**Task**
Isolate every line in the records below with "this" in it.
═══ Task input ═══
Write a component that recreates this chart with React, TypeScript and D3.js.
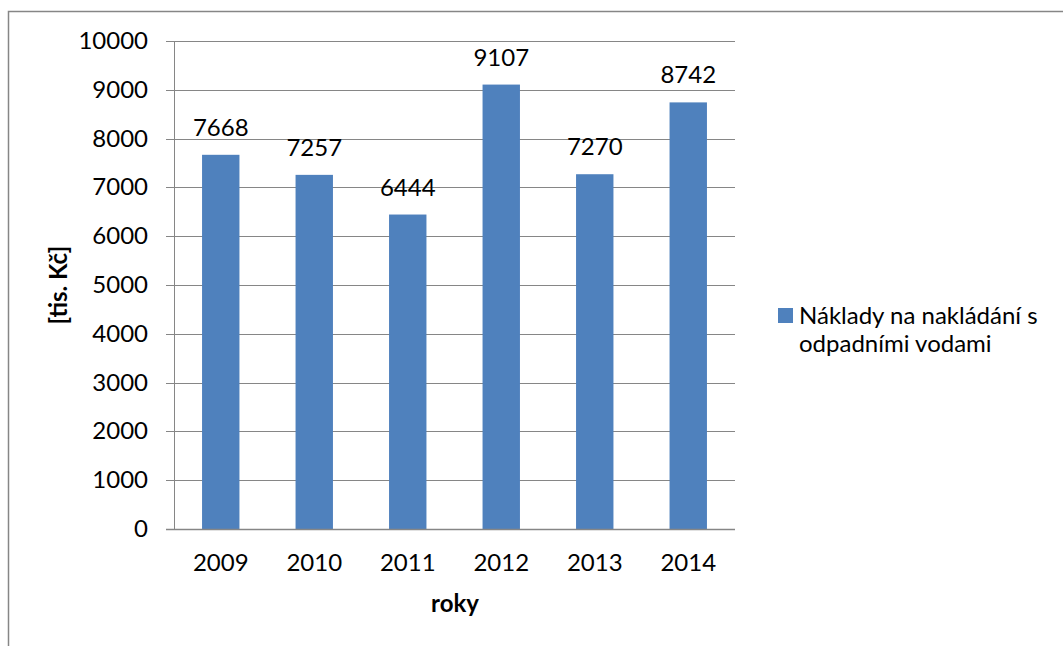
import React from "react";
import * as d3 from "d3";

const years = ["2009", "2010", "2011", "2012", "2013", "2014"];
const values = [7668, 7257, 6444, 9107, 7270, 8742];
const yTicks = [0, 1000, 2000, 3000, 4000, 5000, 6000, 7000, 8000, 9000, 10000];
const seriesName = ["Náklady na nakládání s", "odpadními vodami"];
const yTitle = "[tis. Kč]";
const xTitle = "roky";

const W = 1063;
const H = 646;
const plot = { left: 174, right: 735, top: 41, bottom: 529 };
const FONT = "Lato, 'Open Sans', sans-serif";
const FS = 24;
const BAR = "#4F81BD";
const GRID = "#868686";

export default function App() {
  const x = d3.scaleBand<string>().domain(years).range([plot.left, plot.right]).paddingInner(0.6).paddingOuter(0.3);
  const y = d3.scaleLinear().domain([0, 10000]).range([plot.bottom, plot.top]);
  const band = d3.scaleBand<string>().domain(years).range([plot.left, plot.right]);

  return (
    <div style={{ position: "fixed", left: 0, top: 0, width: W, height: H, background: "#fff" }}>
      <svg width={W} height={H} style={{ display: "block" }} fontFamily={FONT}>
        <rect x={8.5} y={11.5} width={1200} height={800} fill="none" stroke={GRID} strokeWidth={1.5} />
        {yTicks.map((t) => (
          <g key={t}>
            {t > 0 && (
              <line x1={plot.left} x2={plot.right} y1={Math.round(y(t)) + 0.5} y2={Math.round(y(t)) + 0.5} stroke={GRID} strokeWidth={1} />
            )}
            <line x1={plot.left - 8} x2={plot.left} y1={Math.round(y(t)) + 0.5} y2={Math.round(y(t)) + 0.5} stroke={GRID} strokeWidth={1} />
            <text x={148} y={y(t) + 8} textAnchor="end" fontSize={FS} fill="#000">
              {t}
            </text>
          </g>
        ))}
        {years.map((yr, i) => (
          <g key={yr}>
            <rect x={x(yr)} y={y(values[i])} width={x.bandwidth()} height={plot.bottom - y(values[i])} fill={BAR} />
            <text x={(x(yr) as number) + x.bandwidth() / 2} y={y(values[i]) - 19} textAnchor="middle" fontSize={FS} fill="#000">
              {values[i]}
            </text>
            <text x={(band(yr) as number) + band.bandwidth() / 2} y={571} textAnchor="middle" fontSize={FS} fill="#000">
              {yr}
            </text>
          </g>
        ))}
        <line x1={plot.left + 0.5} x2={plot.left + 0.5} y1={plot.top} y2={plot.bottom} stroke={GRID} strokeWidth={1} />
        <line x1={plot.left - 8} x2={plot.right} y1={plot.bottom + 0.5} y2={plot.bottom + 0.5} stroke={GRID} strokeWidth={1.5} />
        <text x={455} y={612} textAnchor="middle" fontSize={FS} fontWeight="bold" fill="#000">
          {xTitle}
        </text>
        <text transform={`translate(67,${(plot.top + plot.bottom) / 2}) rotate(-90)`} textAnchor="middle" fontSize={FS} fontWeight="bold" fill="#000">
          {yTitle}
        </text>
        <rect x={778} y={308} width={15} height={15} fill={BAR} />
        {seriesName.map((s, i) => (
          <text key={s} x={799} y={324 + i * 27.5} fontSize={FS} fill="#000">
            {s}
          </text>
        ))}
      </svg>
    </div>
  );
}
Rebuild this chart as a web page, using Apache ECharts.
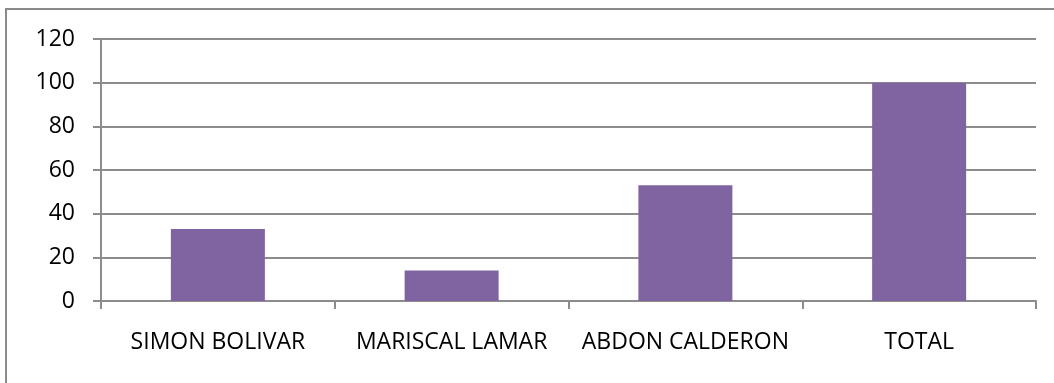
═══
**Response to the task**
Write a component that recreates this chart with React, TypeScript and D3.js.
Rebuild this chart as a web page, using Apache ECharts.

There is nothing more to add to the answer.